Goal of the exercise :: Locate every line in the material below that has the word "this". Copy each of those lines.

Charts and diagrams as code:
○ ○ ○
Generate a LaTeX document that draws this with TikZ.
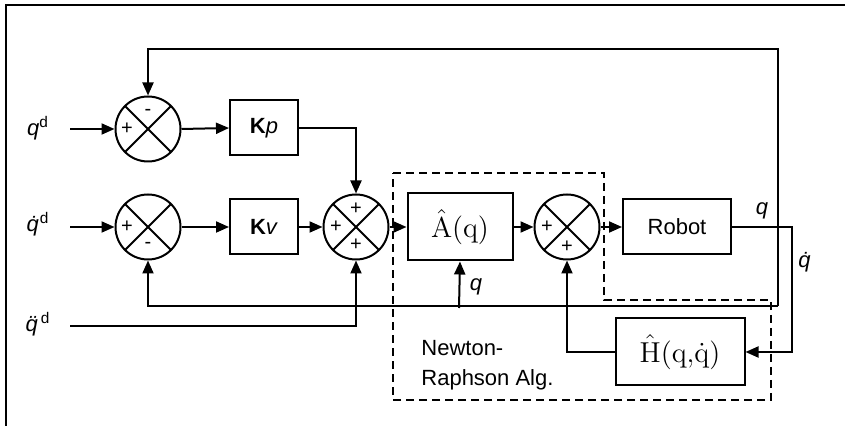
\documentclass[tikz,border=0pt]{standalone}
\usepackage{amsmath}
\usepackage[no-math]{fontspec}
\setmainfont{Liberation Sans}
\usetikzlibrary{arrows.meta}

\tikzset{
 blk/.style={draw, line width=1pt, inner sep=0pt, font=\fontsize{11}{13}\selectfont},
 sumj/.style={circle, draw, line width=1pt, minimum size=32.5pt, inner sep=0pt,
  path picture={
   \draw[line width=1pt] (path picture bounding box.north west) -- (path picture bounding box.south east);
   \draw[line width=1pt] (path picture bounding box.south west) -- (path picture bounding box.north east);
  }},
 sgn/.style={inner sep=0pt, font=\fontsize{10}{11}\selectfont},
 lbl/.style={inner sep=0pt, font=\fontsize{11}{13}\selectfont},
 arr/.style={line width=1pt, -{Triangle[length=6.5pt,width=5.5pt]}},
}

\begin{document}
\begin{tikzpicture}[x=0.5pt, y=-0.5pt]
 \useasboundingbox (0,0) rectangle (845,426);
 % frame
 \draw[line width=0.8pt] (845,5) -- (6,5) -- (6,426);

 % inputs
 \node[lbl] at (38,128)(qd){\textit{q}\textsuperscript{d}};
 \node[lbl] at (38,224)(qdd){\textit{\.{q}}\textsuperscript{d}};
 \node[lbl] at (38,324)(qddd){\textit{\"{q}}\textsuperscript{d}};
 \coordinate (in1) at (70,129);
 \coordinate (in2) at (70,227);
 \coordinate (in3) at (70,326);

 % summing junctions
 \node[sumj] at (148,129)(s1){};
 \node[sumj] at (148,227)(s2){};
 \node[sumj] at (356,227)(s3){};
 \node[sumj] at (567,227)(s4){};
 \node[sgn] at ([shift={(-21,0)}]s1.center)(s1a){+};
 \node[sgn] at ([shift={(0,-17)}]s1.center)(s1b){-};
 \node[sgn] at ([shift={(-21,0)}]s2.center)(s2a){+};
 \node[sgn] at ([shift={(0,18)}]s2.center)(s2b){-};
 \node[sgn] at ([shift={(0,-18)}]s3.center)(s3a){+};
 \node[sgn] at ([shift={(-20,0)}]s3.center)(s3b){+};
 \node[sgn] at ([shift={(0,18)}]s3.center)(s3c){+};
 \node[sgn] at ([shift={(-20,0)}]s4.center)(s4a){+};
 \node[sgn] at ([shift={(0,20)}]s4.center)(s4b){+};

 % blocks
 \node[blk, minimum width=34pt, minimum height=27.5pt] at (264,128)(kp){\textbf{K}\textit{p}};
 \node[blk, minimum width=34pt, minimum height=27.5pt] at (264,227)(kv){\textbf{K}\textit{v}};
 \node[blk, minimum width=52.5pt, minimum height=33.5pt, font=\fontsize{15}{18}\selectfont] at (460,227)(ahat){$\hat{\mathrm{A}}(\mathrm{q})$};
 \node[blk, minimum width=54pt, minimum height=27.5pt] at (677,227)(robot){Robot};
 \node[blk, minimum width=64.5pt, minimum height=33.5pt, font=\fontsize{15}{18}\selectfont] at (680,352)(hhat){$\hat{\mathrm{H}}(\mathrm{q}{,}\dot{\mathrm{q}})$};

 % Newton-Raphson part
 \draw[line width=0.8pt, dash pattern=on 4pt off 2.5pt]
  (393,173) -- (604,173) -- (604,300) -- (771,300) -- (771,400) -- (393,400) -- cycle;
 \node[lbl, anchor=west, align=left, font=\fontsize{11}{15}\selectfont] at (421,365)(nr){Newton-\\Raphson Alg.};

 % feedback corners
 \coordinate (fbtop) at (778,49);
 \coordinate (fbbot) at (778,306);
 \coordinate (yout) at (792,227);
 \coordinate (qin) at (459,308);

 % connectors
 \draw[arr] (in1) -- (s1.west);
 \draw[arr] (in2) -- (s2.west);
 \draw[arr] (in3) -| (s3.south);
 \draw[arr] (s1.east) -- (kp.west);
 \draw[arr] (s2.east) -- (kv.west);
 \draw[arr] (kp.east) -| (s3.north);
 \draw[arr] (kv.east) -- (s3.west);
 \draw[arr] (s3.east) -- (ahat.west);
 \draw[arr] (ahat.east) -- (s4.west);
 \draw[arr] (s4.east) -- (robot.west);
 \draw[arr] (fbbot) -- (fbtop) -| (s1.north);
 \draw[arr] (fbbot) -| (s2.south);
 \draw[arr] (robot.east) -- (yout) |- (hhat.east);
 \draw[arr] (hhat.west) -| (s4.south);
 \draw[arr] (qin) -- (ahat.south);

 % signal labels
 \node[lbl] at (762,211)(lq){\textit{q}};
 \node[lbl] at (805,262)(lqd){\textit{\.{q}}};
 \node[lbl] at (476,287)(lqa){\textit{q}};
\end{tikzpicture}
\end{document}
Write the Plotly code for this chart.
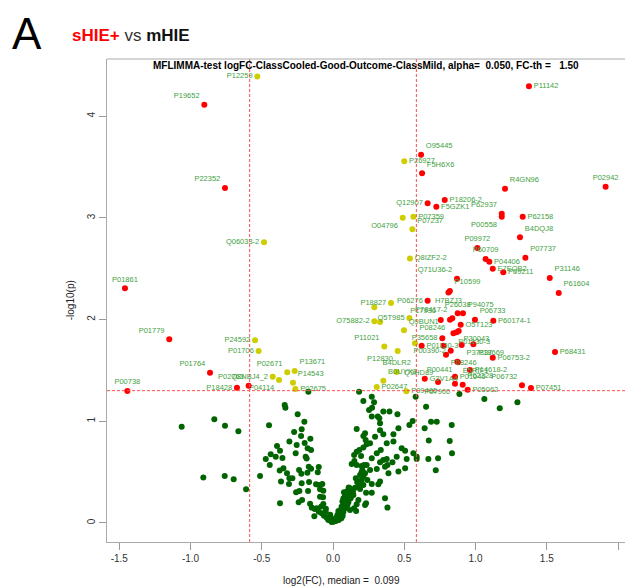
○ ○ ○
Final answer ::
Generate a LaTeX document that draws this with TikZ.
Write the Plotly code for this chart.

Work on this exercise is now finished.